Before Obama even had the facts of the case, he opined that the Cambridge police “acted stupidly” in arresting Gates. Gates had locked himself out of his house, and forced the door open, prompting a neighbor to call police. When police arrived, a confrontation took place between Gates and Cambridge police sergeant James Crowley, when Crowley asked for ID.
Several days later, during a press conference Obama said that he did not have all the facts, yet still accused the officer of racism, comparing his conduct in the context of a history of racial profiling by the police:
https://youtu.be/LZYsW_PxWAM
“I don’t know, not having been there and not seeing all the facts, what role race played in that. But I think it’s fair to say, number one, any of us would be pretty angry; number two, that the Cambridge police acted stupidly in arresting somebody when there was already proof that they were in their own home.”
“And number three, what I think we know separate and apart from this incident is that there is a long history in this country of African Americans and Latinos being stopped by law enforcing disproportionately. That’s just a fact.”
Understandable, Cambridge police, as well as police officers across the country were justifiably angry by Obama’s statements. In some ways, many police officers believe that this was the beginning of a “war on police,” where political rhetoric ratcheted anti-police sentiments nationwide.
Obama literally could not help himself and injected himself in every incident where he could take a shot at law enforcement. It continued during the Trayvon Martin case, where Obama said
“If I had a son, he would look like Trayvon.”
Obama lit a virtual fire under the American peope, and it made it impossible not to prosecute George Zimmerman, who was tried and acquitted.
The cherry on top was when Loretta Lynch, who was then Attorney General bungled the Clinton email fiasco, met with Bill Clinton on the tarmac in Arizona, then refused to recuse herself from. She then handed the reins over to then FBI Director James Comey, and we know where he stands politically.
Fast forward to today and President Trump. Trump called the Mueller investigation a “witch hunt,” which it was, put into motion ultimately by a phony dossier that led to four FISA warrants, two of which have been vacated by a federal judge, who then admonished the Justice Department and the FBI for submitting them.
Trump, however, did not intervene when the FBI unleashed a pre-dawn raid on Roger Stone, like they were taking down el Chapo or John Gotti, complete with CNN cameras following dutifully along. Trump also stayed on the sidelines as the prosecution, or the jury—the foreman who is apparently an avid, anti-Trump Democrat politician convicted Stone.

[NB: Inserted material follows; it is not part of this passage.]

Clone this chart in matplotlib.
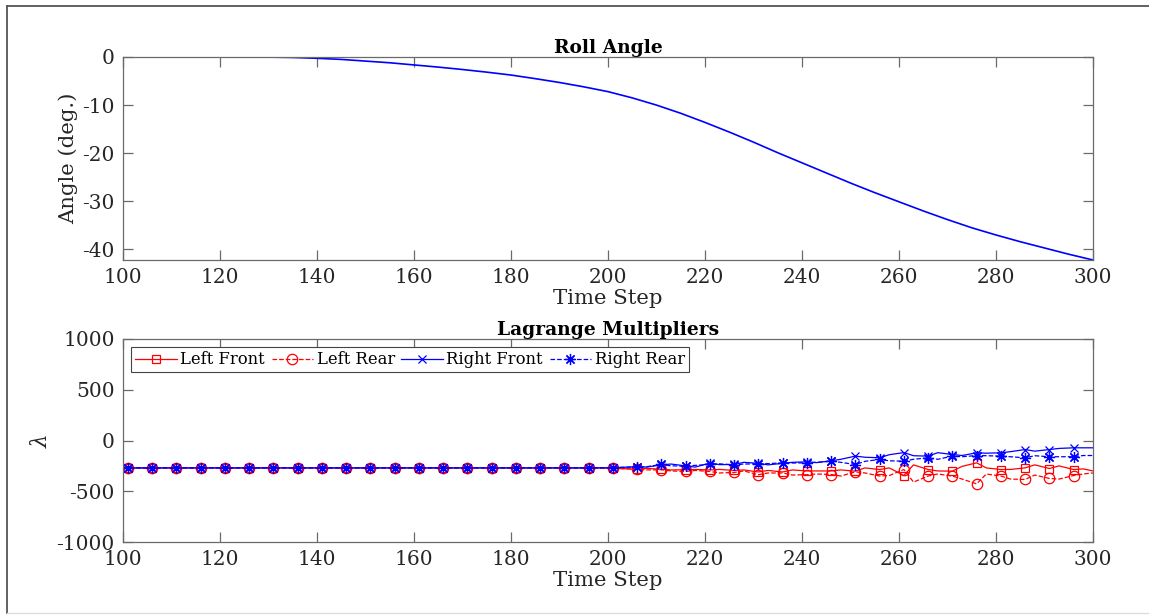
import matplotlib.pyplot as plt
from matplotlib.lines import Line2D

# Roll angle (deg.) sampled every 5 time steps
roll_steps = [100, 105, 110, 115, 120, 125, 130, 135, 140, 145, 150, 155, 160, 165,
              170, 175, 180, 185, 190, 195, 200, 205, 210, 215, 220, 225, 230, 235,
              240, 245, 250, 255, 260, 265, 270, 275, 280, 285, 290, 295, 300]
roll_angle = [0.0, 0.0, 0.0, 0.0, 0.0, 0.0, -0.02, -0.1, -0.27, -0.5, -0.85, -1.2,
              -1.65, -2.1, -2.6, -3.15, -3.75, -4.5, -5.3, -6.2, -7.2, -8.5, -10.0,
              -11.7, -13.6, -15.6, -17.7, -19.9, -22.0, -24.1, -26.2, -28.2, -30.1,
              -32.0, -33.8, -35.5, -37.0, -38.4, -39.7, -41.0, -42.2]

# Lagrange multipliers: values at the marker steps (101, 106, ..., 296)
marker_steps = list(range(101, 297, 5))
left_front_m = [-270, -270, -270, -270, -270, -270, -270, -270, -270, -270,
                -270, -270, -270, -270, -270, -270, -270, -270, -270, -270,
                -272, -283, -283, -288, -290, -295, -310, -310, -300, -300,
                -302, -286, -345, -286, -302, -220, -286, -270, -276, -286]
left_rear_m = [-270, -270, -270, -270, -270, -270, -270, -270, -270, -270,
               -270, -270, -270, -270, -270, -270, -270, -270, -270, -270,
               -275, -283, -288, -305, -305, -315, -337, -320, -337, -335,
               -309, -350, -286, -350, -350, -427, -350, -384, -374, -345]
right_front_m = [-270, -270, -270, -270, -270, -270, -270, -270, -270, -270,
                 -270, -270, -270, -270, -270, -270, -270, -270, -270, -270,
                 -268, -258, -240, -250, -222, -236, -225, -225, -210, -200,
                 -154, -170, -119, -154, -138, -121, -121, -89, -89, -72]
right_rear_m = [-270, -270, -270, -270, -270, -270, -270, -270, -270, -270,
                -270, -270, -270, -270, -270, -270, -270, -270, -270, -270,
                -268, -260, -236, -252, -236, -240, -230, -220, -220, -204,
                -237, -187, -204, -171, -154, -148, -154, -171, -160, -160]

# in-between samples where the solver output starts to oscillate
wiggle_steps = list(range(208, 299, 5))
left_front_w = [-275, -290, -285, -285, -290, -295, -290, -300, -290, -270,
                -270, -240, -300, -255, -270, -285, -240, -250, -280]
left_rear_w = [-290, -300, -295, -320, -300, -320, -340, -330, -350, -320,
               -345, -410, -330, -380, -330, -380, -340, -380, -330]
right_front_w = [-262, -232, -262, -238, -215, -240, -215, -218, -185, -165,
                 -140, -150, -120, -148, -125, -110, -105, -78, -72]
right_rear_w = [-258, -250, -245, -230, -232, -228, -222, -215, -215, -205,
                -200, -185, -185, -160, -150, -160, -150, -160, -148]

# values at the ends of the window
start_vals = {"LF": -270, "LR": -270, "RF": -270, "RR": -270}
end_vals = {"LF": -300, "LR": -320, "RF": -72, "RR": -148}

plt.rcParams["font.family"] = "DejaVu Serif"
plt.rcParams["axes.unicode_minus"] = False
plt.rcParams["mathtext.fontset"] = "dejavuserif"

AX_COLOR = "#6a6a6a"
TXT = "#262626"


def merge(key, marks, wiggles):
    pts = [(100, start_vals[key]), (300, end_vals[key])]
    pts += list(zip(marker_steps, marks)) + list(zip(wiggle_steps, wiggles))
    pts.sort()
    xs = [p[0] for p in pts]
    ys = [p[1] for p in pts]
    mk = [i for i, s in enumerate(xs) if s in marker_steps]
    return xs, ys, mk


def style_axes(ax):
    for sp in ax.spines.values():
        sp.set_color(AX_COLOR)
        sp.set_linewidth(0.9)
    ax.tick_params(direction="in", length=7, width=0.9, color=AX_COLOR,
                   top=True, right=True, labelsize=14.5, pad=6,
                   labelcolor=TXT)


fig = plt.figure(figsize=(11.49, 6.15), dpi=100)

# outer frame
fig.add_artist(Line2D([7 / 1149, 7 / 1149], [2 / 615, 609 / 615],
                      transform=fig.transFigure, color="#555555", lw=1.3))
fig.add_artist(Line2D([7 / 1149, 1.0], [609 / 615, 609 / 615],
                      transform=fig.transFigure, color="#555555", lw=1.3))
fig.add_artist(Line2D([7 / 1149, 1.0], [2 / 615, 2 / 615],
                      transform=fig.transFigure, color="#dddddd", lw=1.0))

# --- Roll angle ---
ax1 = fig.add_axes([123 / 1149, 355 / 615, 970 / 1149, 203 / 615])
ax1.plot(roll_steps, roll_angle, color="#0000ff", lw=1.2)
ax1.set_xlim(100, 300)
ax1.set_ylim(min(roll_angle), 0)
ax1.set_xticks(range(100, 301, 20))
ax1.set_yticks(range(-40, 1, 10))
ax1.set_title("Roll Angle", fontsize=13.4, fontweight="bold", pad=3)
ax1.set_xlabel("Time Step", fontsize=15.3, labelpad=1, color=TXT)
ax1.set_ylabel("Angle (deg.)", fontsize=15.3, color=TXT)
ax1.yaxis.set_label_coords(-0.046, 0.5)
style_axes(ax1)

# --- Lagrange multipliers ---
ax2 = fig.add_axes([123 / 1149, 73 / 615, 970 / 1149, 203 / 615])
series = [
    ("LF", left_front_m, left_front_w, "Left Front", "#ff0000", "-", "s", 6),
    ("LR", left_rear_m, left_rear_w, "Left Rear", "#ff0000", "--", "o", 7.5),
    ("RF", right_front_m, right_front_w, "Right Front", "#0000ff", "-", "x", 6),
    ("RR", right_rear_m, right_rear_w, "Right Rear", "#0000ff", "--", (8, 2, 0), 8),
]
for key, marks, wiggles, label, col, ls, mkr, ms in series:
    xs, ys, mk = merge(key, marks, wiggles)
    ax2.plot(xs, ys, color=col, ls=ls, lw=0.9, marker=mkr, ms=ms,
             markevery=mk, mfc="none", mec=col, mew=0.9, label=label)

ax2.set_xlim(100, 300)
ax2.set_ylim(-1000, 1000)
ax2.set_xticks(range(100, 301, 20))
ax2.set_yticks(range(-1000, 1001, 500))
ax2.set_title("Lagrange Multipliers", fontsize=13.5, fontweight="bold", pad=3)
ax2.set_xlabel("Time Step", fontsize=15.3, labelpad=1, color=TXT)
ax2.set_ylabel(r"$\lambda$", fontsize=15.5, color=TXT)
ax2.yaxis.set_label_coords(-0.073, 0.5)
style_axes(ax2)

leg = ax2.legend(loc="upper left", ncol=4, fontsize=11.8, frameon=True,
                 fancybox=False, framealpha=1, edgecolor="#444444",
                 handlelength=2.55, handletextpad=0.2, columnspacing=0.4,
                 borderpad=0.25, borderaxespad=0.5)
leg.get_frame().set_linewidth(0.8)

fig.savefig("out.png", dpi=100)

President Trump criticized the long sentence—others did as well—and only did so after the whole investigation was outed as a vile hoax, that of the bogus dossier that led to bogus FISA warrants. There is a concept in criminal justice called “fruit of the poisonous tree.” In this case, the “poisonous tree” was the bogus dossier, that established probable cause for the bogus FISA warrants, that led to Stone getting arrested and convicted. By that measure alone, Stone should not serve a day in jail. The whole thing was based on a lie.

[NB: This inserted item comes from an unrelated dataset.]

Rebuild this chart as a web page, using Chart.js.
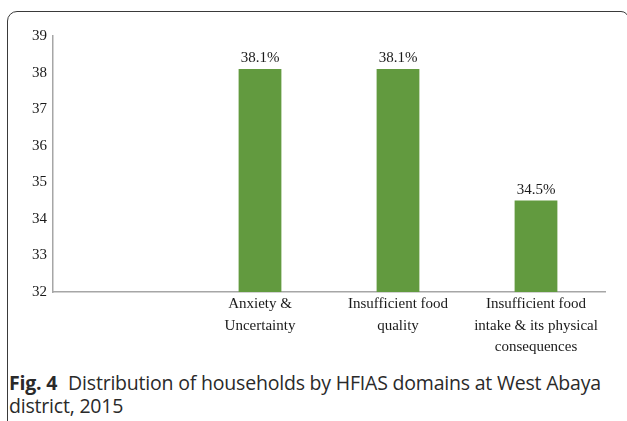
<!DOCTYPE html>
<html>
<head>
<meta charset="utf-8">
<script src="https://cdn.jsdelivr.net/npm/chart.js@4.4.0/dist/chart.umd.min.js"></script>
<style>
  html, body { margin: 0; padding: 0; background: #fff; }
  body { width: 627px; height: 421px; position: relative; overflow: hidden; }
  #frame { position: absolute; left: 7px; top: 11px; width: 622px; height: 440px;
           border: 1.5px solid #3a3a3a; border-radius: 10px 8px 0 0; box-sizing: border-box; }
  #wrap { position: absolute; left: 0; top: 0; width: 627px; height: 365px; }
  #caption { position: absolute; left: 9px; top: 371px; width: 618px; white-space: nowrap;
             font-family: "Open Sans", sans-serif; font-size: 19.5px; line-height: 23px;
             color: #2a2a2a; letter-spacing: -0.2px; }
  #caption b { font-weight: 700; margin-right: 6px; }
</style>
</head>
<body>
<div id="frame"></div>
<div id="wrap"><canvas id="c"></canvas></div>
<div id="caption"><b>Fig. 4</b> Distribution of households by HFIAS domains at West Abaya<br>district, 2015</div>
<script>
const categories = [
  '',
  ['Anxiety &', 'Uncertainty'],
  ['Insufficient food', 'quality'],
  ['Insufficient food', 'intake & its physical', 'consequences']
];
const values = [null, 38.1, 38.1, 34.5];
const valueLabels = ['', '38.1%', '38.1%', '34.5%'];
const yTicks = [32, 33, 34, 35, 36, 37, 38, 39];

const barLabelPlugin = {
  id: 'barLabels',
  afterDatasetsDraw(chart) {
    const ctx = chart.ctx;
    const meta = chart.getDatasetMeta(0);
    ctx.save();
    ctx.font = '15px "Liberation Serif", "Times New Roman", serif';
    ctx.fillStyle = '#1a1a1a';
    ctx.textAlign = 'center';
    ctx.textBaseline = 'bottom';
    meta.data.forEach((bar, i) => {
      if (values[i] == null) return;
      ctx.fillText(valueLabels[i], bar.x, bar.y - 3);
    });
    ctx.restore();
  }
};

new Chart(document.getElementById('c'), {
  type: 'bar',
  data: {
    labels: categories,
    datasets: [{
      data: values,
      backgroundColor: '#629a3f',
      borderWidth: 0,
      barPercentage: 0.62,
      categoryPercentage: 0.5
    }]
  },
  options: {
    responsive: true,
    maintainAspectRatio: false,
    animation: false,
    layout: { padding: { left: 0, right: 22, top: 36, bottom: 0 } },
    plugins: { legend: { display: false }, tooltip: { enabled: false } },
    scales: {
      x: {
        grid: { display: false, drawTicks: false },
        border: { display: true, color: '#a6a6a6', width: 1.5 },
        ticks: {
          padding: 1,
          maxRotation: 0,
          autoSkip: false,
          color: '#1a1a1a',
          font: { family: '"Liberation Serif", "Times New Roman", serif', size: 15, lineHeight: 1.45 }
        },
        afterFit(scale) { scale.height = 73; }
      },
      y: {
        min: 32,
        max: 39,
        afterBuildTicks(scale) { scale.ticks = yTicks.map(v => ({ value: v })); },
        grid: { display: false, drawTicks: false },
        border: { display: true, color: '#a6a6a6', width: 1.5 },
        ticks: {
          padding: 6,
          color: '#1a1a1a',
          font: { family: '"Liberation Serif", "Times New Roman", serif', size: 15 }
        },
        afterFit(scale) { scale.width = 53; }
      }
    }
  },
  plugins: [barLabelPlugin]
});
</script>
</body>
</html>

Ironically, the same loud-mouth politicians speaking out about President Trump’s “interference” in the Stone case expressed no such reservations about Obama doing the same damn thing, and actually even worse. No Chris Murphy (D-CT), no Chuck Schumer (D-NY), Elizabeth “Pocahontas” Warren (D-MA). You get the point. Democrats are fine when it’s “their guy” doing the interfering. President Trump? “Orange man bad.” Democrats are a joke.